Fringed and tasseled to within an inch of its life, Maria Bjornson's production design remains astonishingly beautiful. And even today, director Harold Prince's opening sequence feels revolutionary. There's no music, no overture, but instead a kind of quiet prelude: As some old opera house relics are auctioned off, the organ starts its gush of heart-fluttering somersaults, and the legend of the phantom begins to unfold in flashback form.

As a sendup of the backstabbing tactics of the stage world, "Phantom" has some genuinely funny moments of backstage farce. Kim Stengal makes a wonderful fur-flinging diva as Christine's archrival Carlotta Guidicelli, and John Whitney is good as Carlotta's portly leading man, Ubaldo Piangi.

With her gorgeous soprano voice and Lillian Gish hair and posture, Danvers makes a lovely Christine, even if her paramour Raoul (Michael Shawn Lewis) has all the sex appeal of a stocky Conan O'Brien.

But Mauer's account of the Phantom goes beyond pathos, at times, to resemble the whimpering of a wounded animal. In his neediest moments, the Phantom comes across as unnecessarily grotesque, and what we feel is more like revulsion than sympathy.

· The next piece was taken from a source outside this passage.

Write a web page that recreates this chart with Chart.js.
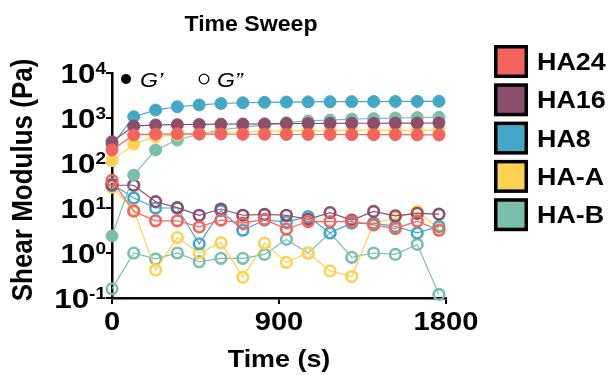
<!DOCTYPE html>
<html>
<head>
<meta charset="utf-8">
<script src="https://cdn.jsdelivr.net/npm/chart.js@4.4.0/dist/chart.umd.min.js"></script>
<style>
    html, body { margin: 0; padding: 0; background: #fff; }
</style>
</head>
<body>
<canvas id="grafica" width="611" height="375"></canvas>
<script>
// Tiempos de medida (s)
const tiempos = [0, 117, 235, 352, 470, 587, 705, 822, 940, 1057, 1175, 1292, 1410, 1527, 1645, 1762];

const nombres = ['HA24', 'HA16', 'HA8', 'HA-A', 'HA-B'];
const colores = ['#F4645F', '#8B4E6B', '#43A8C8', '#FED150', '#7BBEAE'];

// G' (módulo de almacenamiento, Pa)
const gp_HA24 = [195, 420, 440, 445, 440, 440, 435, 435, 430, 430, 430, 425, 425, 425, 420, 420];
const gp_HA16 = [296, 660, 700, 710, 720, 730, 735, 740, 750, 755, 760, 765, 765, 770, 770, 775];
const gp_HA8  = [250, 1070, 1500, 1780, 1950, 2100, 2180, 2230, 2260, 2280, 2300, 2310, 2320, 2330, 2340, 2350];
const gp_HAA  = [113, 263, 385, 420, 460, 480, 495, 505, 515, 520, 525, 530, 535, 535, 540, 540];
const gp_HAB  = [2.4, 54, 195, 324, 440, 540, 630, 700, 790, 860, 900, 950, 970, 1000, 1020, 1040];

// G'' (módulo de pérdida, Pa)
const gpp_HA24 = [41, 8.5, 5.2, 5.2, 3.8, 5.4, 4.6, 5.6, 3.4, 5.0, 5.0, 5.0, 4.2, 3.5, 5.1, 3.2];
const gpp_HA16 = [32, 32, 13.8, 10.2, 6.9, 9.5, 6.9, 7.2, 6.9, 5.6, 7.9, 5.4, 8.4, 6.7, 7.6, 7.3];
const gpp_HA8  = [34, 16.7, 10, 10, 1.6, 8.7, 3.2, 5.4, 4.9, 6.4, 2.8, 4.6, 4.6, 3.9, 2.8, 3.9];
const gpp_HAA  = [29, 9, 0.42, 2.2, 1.0, 1.7, 0.29, 1.66, 0.62, 1.0, 0.40, 0.30, 4.6, 5.9, 8.4, 3.5];
const gpp_HAB  = [0.16, 1.0, 0.74, 1.0, 0.64, 0.76, 0.76, 0.93, 2.0, 1.0, 2.8, 0.8, 1.0, 0.93, 1.55, 0.12];

// Marcas de los ejes
const ticksX = [0, 900, 1800];
const exponentesY = [-1, 0, 1, 2, 3, 4];

const fuente = '"Liberation Sans", Arial, sans-serif';
const gpSeries = [gp_HA24, gp_HA16, gp_HA8, gp_HAA, gp_HAB];
const gppSeries = [gpp_HA24, gpp_HA16, gpp_HA8, gpp_HAA, gpp_HAB];

const aPuntos = (valores) => valores.map((v, i) => ({ x: tiempos[i], y: v }));

const datasets = [];
nombres.forEach((nombre, i) => {
    datasets.push({
        label: nombre + " G'",
        data: aPuntos(gpSeries[i]),
        borderColor: colores[i],
        borderWidth: 1.2,
        pointRadius: 6,
        pointBorderWidth: 1,
        pointBackgroundColor: colores[i],
        pointBorderColor: colores[i],
        clip: false
    });
});
nombres.forEach((nombre, i) => {
    datasets.push({
        label: nombre + " G''",
        data: aPuntos(gppSeries[i]),
        borderColor: colores[i],
        borderWidth: 1.2,
        pointRadius: 5.3,
        pointBorderWidth: 2.6,
        pointBackgroundColor: 'rgba(255,255,255,0)',
        pointBorderColor: colores[i],
        clip: false
    });
});

// Texto con estiramiento horizontal
function texto(ctx, txt, x, y, size, align, sx, estilo) {
    ctx.save();
    ctx.font = (estilo || 'bold') + ' ' + size + 'px ' + fuente;
    ctx.fillStyle = '#000';
    ctx.textAlign = align;
    ctx.textBaseline = 'alphabetic';
    ctx.translate(x, y);
    ctx.scale(sx, 1);
    ctx.fillText(txt, 0, 0);
    ctx.restore();
}

const decoracion = {
    id: 'decoracion',
    afterDraw(chart) {
        const ctx = chart.ctx;
        const xs = chart.scales.x;
        const ys = chart.scales.y;
        const area = chart.chartArea;

        // Título
        texto(ctx, 'Time Sweep', 251, 31, 22, 'center', 1.05);

        // Etiquetas eje X
        ticksX.forEach(v => texto(ctx, String(v), xs.getPixelForValue(v), 330, 26, 'center', 1.12));
        texto(ctx, 'Time (s)', (area.left + area.right) / 2, 367, 24, 'center', 1.12);

        // Etiquetas eje Y (10 con exponente)
        exponentesY.forEach(e => {
            const y = ys.getPixelForValue(Math.pow(10, e));
            ctx.save();
            ctx.font = 'bold 17px ' + fuente;
            const wExp = ctx.measureText(String(e)).width * 1.12;
            ctx.font = 'bold 28px ' + fuente;
            const wBase = ctx.measureText('10').width * 1.12;
            ctx.restore();
            const derecha = 106;
            texto(ctx, '10', derecha - wExp - wBase, y + 10, 28, 'left', 1.12);
            texto(ctx, String(e), derecha - wExp, y + 1, 17, 'left', 1.12);
        });

        // Título eje Y
        ctx.save();
        ctx.font = 'bold 26px ' + fuente;
        ctx.fillStyle = '#000';
        ctx.textAlign = 'center';
        ctx.textBaseline = 'alphabetic';
        ctx.translate(32, 180);
        ctx.scale(1.12, 1);
        ctx.rotate(-Math.PI / 2);
        ctx.fillText('Shear Modulus (Pa)', 0, 0);
        ctx.restore();

        // Leyenda G' / G''
        ctx.save();
        ctx.fillStyle = '#000';
        ctx.beginPath();
        ctx.arc(126, 79, 5, 0, Math.PI * 2);
        ctx.fill();
        ctx.strokeStyle = '#000';
        ctx.lineWidth = 1.3;
        ctx.beginPath();
        ctx.arc(204, 79, 4.8, 0, Math.PI * 2);
        ctx.stroke();
        ctx.restore();
        texto(ctx, 'G\u2019', 140, 87, 21, 'left', 1.1, 'italic');
        texto(ctx, 'G\u201D', 217, 87, 21, 'left', 1.1, 'italic');

        // Leyenda de series
        nombres.forEach((nombre, i) => {
            const top = 45 + i * 38.3;
            ctx.save();
            ctx.fillStyle = '#000';
            ctx.fillRect(494, top, 34, 33);
            ctx.fillStyle = colores[i];
            ctx.fillRect(497.5, top + 3.5, 27, 26);
            ctx.restore();
            texto(ctx, nombre, 537, top + 25, 24, 'left', 1.12);
        });
    }
};

const ejeComun = {
    ticks: { display: false },
    grid: { display: true, drawOnChartArea: false, drawTicks: true, tickLength: 6, color: '#000', lineWidth: 2 },
    border: { display: true, color: '#000', width: 2.5 }
};

new Chart(document.getElementById('grafica'), {
    type: 'line',
    data: { datasets: datasets },
    options: {
        responsive: false,
        animation: false,
        events: [],
        layout: { padding: { left: 0, top: 73, right: 165, bottom: 0 } },
        plugins: { legend: { display: false }, title: { display: false }, tooltip: { enabled: false } },
        scales: {
            x: Object.assign({}, ejeComun, {
                type: 'linear', min: 0, max: 1800,
                afterBuildTicks: s => { s.ticks = ticksX.map(v => ({ value: v })); },
                afterFit: s => { s.height = 77; }
            }),
            y: Object.assign({}, ejeComun, {
                type: 'logarithmic', min: 0.1, max: 10000,
                afterBuildTicks: s => { s.ticks = exponentesY.map(e => ({ value: Math.pow(10, e) })); },
                afterFit: s => { s.width = 112; }
            })
        }
    },
    plugins: [decoracion]
});
</script>
</body>
</html>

Nor does it help that he has to utter lyrics like "I am your angel of music; come to the angel of music." Or that the Phantom and Christine are stuck with a title duet about the heinous creature who resides inside her mind. "The Music of the Night," "The Point of No Return": it's all repetitive, synthesizer-driven dreck.

A dark love story that echoes "Beauty and the Beast" and "The Hunchback of Notre Dame," "Phantom" tries to masquerade as a Freudian web of bondage, desire and deliverance. Instead, it's a festering agglomeration of false emotion and excessive sentimentality that comes off as laughable.

Why "The Phantom of the Opera" has slowly, gently, not-so-secretly possessed its public all these years remains a mystery to many. Maybe one day that flying saucer-chandelier will levitate to the point of no return.